▶ [What you are asked to do] Go through the records below from the first line and print each one exactly, stopping after the line that contains "from matplotlib.patches import Rectangle". Do not print pictures or anything past that line.

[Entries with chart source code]
┌──

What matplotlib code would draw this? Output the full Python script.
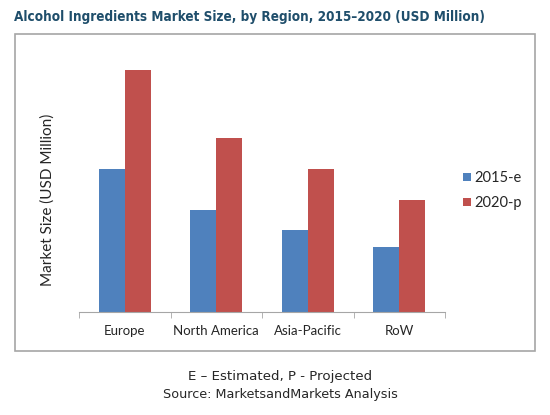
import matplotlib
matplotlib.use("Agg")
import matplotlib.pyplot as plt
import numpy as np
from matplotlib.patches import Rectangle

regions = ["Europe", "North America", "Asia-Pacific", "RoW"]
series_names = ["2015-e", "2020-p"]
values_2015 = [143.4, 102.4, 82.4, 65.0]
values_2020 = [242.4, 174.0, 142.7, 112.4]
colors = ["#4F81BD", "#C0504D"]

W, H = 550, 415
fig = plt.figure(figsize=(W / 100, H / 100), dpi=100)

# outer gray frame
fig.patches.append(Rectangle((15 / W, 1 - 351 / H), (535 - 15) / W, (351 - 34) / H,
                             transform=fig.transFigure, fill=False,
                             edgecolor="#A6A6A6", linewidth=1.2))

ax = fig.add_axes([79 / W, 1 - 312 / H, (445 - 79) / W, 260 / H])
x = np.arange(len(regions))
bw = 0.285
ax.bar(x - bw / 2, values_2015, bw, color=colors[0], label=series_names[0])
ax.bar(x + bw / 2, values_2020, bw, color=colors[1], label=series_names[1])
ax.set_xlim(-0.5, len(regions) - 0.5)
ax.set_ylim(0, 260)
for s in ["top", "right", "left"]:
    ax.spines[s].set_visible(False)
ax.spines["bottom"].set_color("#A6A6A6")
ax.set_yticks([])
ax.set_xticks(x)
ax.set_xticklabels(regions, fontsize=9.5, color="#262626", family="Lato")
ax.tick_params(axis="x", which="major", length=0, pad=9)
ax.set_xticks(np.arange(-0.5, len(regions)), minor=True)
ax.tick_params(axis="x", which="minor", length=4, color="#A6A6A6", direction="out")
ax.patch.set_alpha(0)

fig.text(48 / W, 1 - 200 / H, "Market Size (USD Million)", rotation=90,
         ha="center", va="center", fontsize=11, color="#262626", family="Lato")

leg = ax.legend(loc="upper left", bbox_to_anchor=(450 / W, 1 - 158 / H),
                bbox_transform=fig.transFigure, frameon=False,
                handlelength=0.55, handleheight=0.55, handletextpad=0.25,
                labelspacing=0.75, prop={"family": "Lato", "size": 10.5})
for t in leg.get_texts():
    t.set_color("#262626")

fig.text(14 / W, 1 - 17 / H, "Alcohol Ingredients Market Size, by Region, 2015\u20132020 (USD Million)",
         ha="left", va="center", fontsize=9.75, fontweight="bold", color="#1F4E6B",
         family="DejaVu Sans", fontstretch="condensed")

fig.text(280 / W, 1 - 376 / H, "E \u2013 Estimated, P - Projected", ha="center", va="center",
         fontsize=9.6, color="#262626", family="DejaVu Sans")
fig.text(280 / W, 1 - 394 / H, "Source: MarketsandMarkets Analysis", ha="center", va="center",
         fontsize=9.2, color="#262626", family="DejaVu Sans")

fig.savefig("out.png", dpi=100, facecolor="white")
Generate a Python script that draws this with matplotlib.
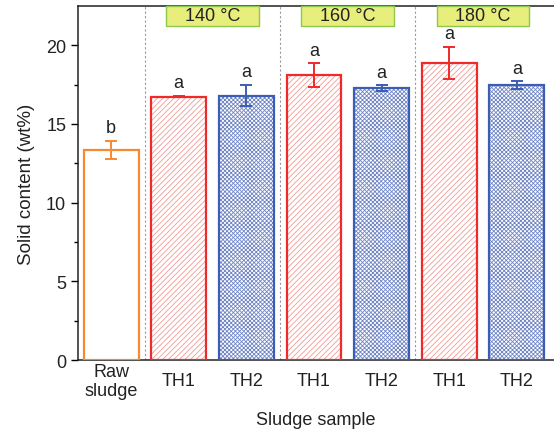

└──

▶ [The answer]
What matplotlib code would draw this? Output the full Python script.
import matplotlib
matplotlib.use("Agg")
import matplotlib.pyplot as plt
import numpy as np
from matplotlib.patches import Rectangle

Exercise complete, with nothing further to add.